Getting there is something we have already considered. Projects like the British Daedalus in the 70’s and the American Longshot in the late 80’s have shown that, conceptually, these places are reachable with near-future technology. These projects give us a blueprint for sending a probe to an extra-solar planetary system and have it report back within a human lifetime.

Judging by how unexpectedly diverse and interesting our own solar system is, we can’t even begin to imagine the unknown unknowns waiting or us out there. And that brings us back to our topic for today’s podcast, just how fantastic our own solar system is. We’ve waded a little way out. Let’s paddle around for a while. Sure, we could swim over to the nearest rock again, or even, as many people suggest, over to Mars.

That makes sense because of course the further we go the more expensive it’s going the be. There’s a universal currency in space travel, and that’s the change in velocity (or delta v) required to get you from orbit a to orbit b. The greater the change in velocity, the more fuel you need to take, the bigger the rocket you need to get that fuel into orbit in the first place.

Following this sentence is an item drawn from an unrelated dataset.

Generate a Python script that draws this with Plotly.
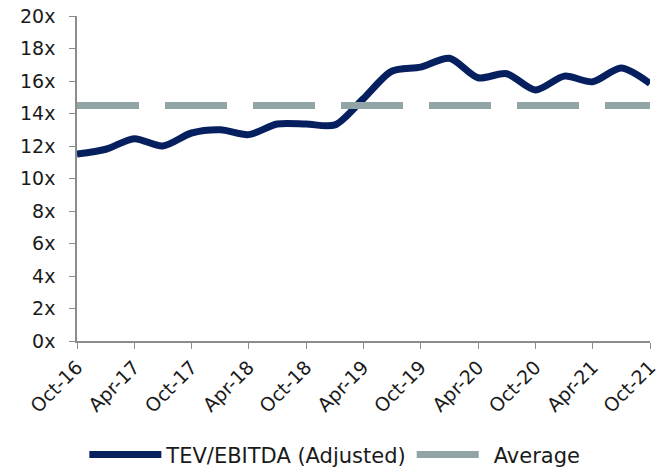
import plotly.graph_objects as go

# quarterly TEV/EBITDA multiples
dates = ["2016-10-01", "2017-01-01", "2017-04-01", "2017-07-01", "2017-10-01",
         "2018-01-01", "2018-04-01", "2018-07-01", "2018-10-01", "2019-01-01",
         "2019-04-01", "2019-07-01", "2019-10-01", "2020-01-01", "2020-04-01",
         "2020-07-01", "2020-10-01", "2021-01-01", "2021-04-01", "2021-07-01",
         "2021-10-01"]
tev_ebitda = [11.5, 11.8, 12.45, 12.0, 12.8, 13.0, 12.7, 13.35, 13.35, 13.3,
              14.9, 16.6, 16.85, 17.4, 16.2, 16.45, 15.45, 16.3, 15.95, 16.8,
              15.85]
average = [14.5] * len(dates)

tick_dates = ["2016-10-01", "2017-04-01", "2017-10-01", "2018-04-01", "2018-10-01",
              "2019-04-01", "2019-10-01", "2020-04-01", "2020-10-01", "2021-04-01",
              "2021-10-01"]
tick_labels = ["Oct-16", "Apr-17", "Oct-17", "Apr-18", "Oct-18", "Apr-19",
               "Oct-19", "Apr-20", "Oct-20", "Apr-21", "Oct-21"]
y_ticks = list(range(0, 21, 2))
y_labels = [f"{v}x" for v in y_ticks]

NAVY = "#06205F"
GREY = "#91A4A6"
AXIS = "#8c8c8c"

fig = go.Figure()
fig.add_trace(go.Scatter(x=dates, y=tev_ebitda, mode="lines", name="TEV/EBITDA (Adjusted)",
                         line=dict(color=NAVY, width=7, shape="spline", smoothing=0.8)))
fig.add_trace(go.Scatter(x=dates, y=average, mode="lines", name="Average",
                         line=dict(color=GREY, width=7, dash="62px,26px")))

fig.update_layout(
    width=661, height=469,
    margin=dict(l=77, r=11, t=16, b=128, autoexpand=False),
    paper_bgcolor="white", plot_bgcolor="white",
    font=dict(family="DejaVu Sans, sans-serif", size=19, color="#1a1a1a"),
    showlegend=True,
    legend=dict(orientation="h", x=0.45, xref="paper", xanchor="center",
                y=0.03, yref="container", yanchor="middle",
                font=dict(size=21), itemwidth=72),
)
fig.update_xaxes(type="date", range=["2016-10-01", "2021-10-01"],
                 tickvals=tick_dates, ticktext=tick_labels, tickangle=-45,
                 showgrid=False, zeroline=False, showline=True, linecolor=AXIS,
                 linewidth=1.5, ticks="outside", ticklen=6, tickcolor=AXIS,
                 automargin=False, ticklabeloverflow="allow")
fig.update_yaxes(range=[0, 20], tickvals=y_ticks, ticktext=y_labels,
                 showgrid=False, zeroline=False, showline=True, linecolor=AXIS,
                 linewidth=1.5, ticks="outside", ticklen=6, tickcolor=AXIS,
                 ticklabelstandoff=10, automargin=False, ticklabeloverflow="allow")

# drop the default 8px body margin so the figure fills the window
fig.write_html("out.html", config={"displayModeBar": False},
               post_script="document.body.style.margin = '0';")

So, let’s start with some cheap options. There is one planet with a we can visit with a delta V even lower than Mars, and that’s Venus. NASA actually studied a manned flyby mission towards the end of the Apollo project. Of course the downside of trying to land on Venus is that it’s clouds are made of sulphuric acid and the atmosphere is crushingly dense on the surface, it’s the equivalent pressure of being under a kilometer of ocean here on Earth.

But the comparison to the ocean is an important one, because if you want to study the ocean, you usually do it from a boat floating on its surface. In Venus’ dense atmosphere of carbon dioxide and a little nitrogen, a balloon filled with breathable air would float just like helium here on earth. It sounds fantastical, and it is, that’s why I’m talking about it, people could live in zeppelins filled with air, floating in the upper atmosphere of venus. If that doesn’t sound like a fun thing to do in our solar system, then I don’t know what is. Actually, I tell a lie, because this next thing pretty much tops it in every way. It’s a dream of mankind that’s been around since dinosaurs, and we weren’t even around back then.

It’s true that Venus has the thickest atmosphere of all the terrestrial planets in our solar system, but if you also include moons, then Saturn’s moon Titan would come second. The surface pressure on Titan is a much more comfortable 1.45 times our own atmosphere. Titan is a very interesting place to visit in it’s own right, because it’s the only other place in the solar system, and at the moment our known universe, where we have discovered liquid on it’s surface.

However, it’s not liquid water, it’s mostly the hydrocarbons ethane and methane. The energy contained in these hydrocarbons is hundreds of times that of all our gas and oil reserves here on earth. That may sound exciting, but even if we were to forget about the environmental effects of burning fossil fuels, the standalone energy cost of getting the hydrocarbons away from Titan, away from Saturn, and back to earth is far greater than the energy contained within them.

But despite the high cost of getting there and back, once you’re there, Titan is a moon that’s not much bigger than our own. In fact on Titan you’d actually weigh a little bit less than on our moon, and again it’s atmosphere is thicker than here on earth. On Titan you would be light enough, and the support from the atomosphere great enough, that if you put wings on your arms and flapped them up and down you would be able to fly. Like a bird. It’s the only place in our solar system where anyone can do that, and we could go there, we could fly, like birds.

Now if that doesn’t seem like enough, and I’ve only just touched on the surface here, there’s so much more we can do. But.. if maybe even the science that we can do in our own cosmic paddling pool, doesn’t seem like enough to justify the cost, then I’ll leave you with a quote from Randall Munroe, the author of the webcomic XKCD.

“The universe is probably littered with the one-planet graves of cultures which made the sensible economic decision that there’s no good reason to go into space–each discovered, studied, and remembered by the ones who made the irrational decision.”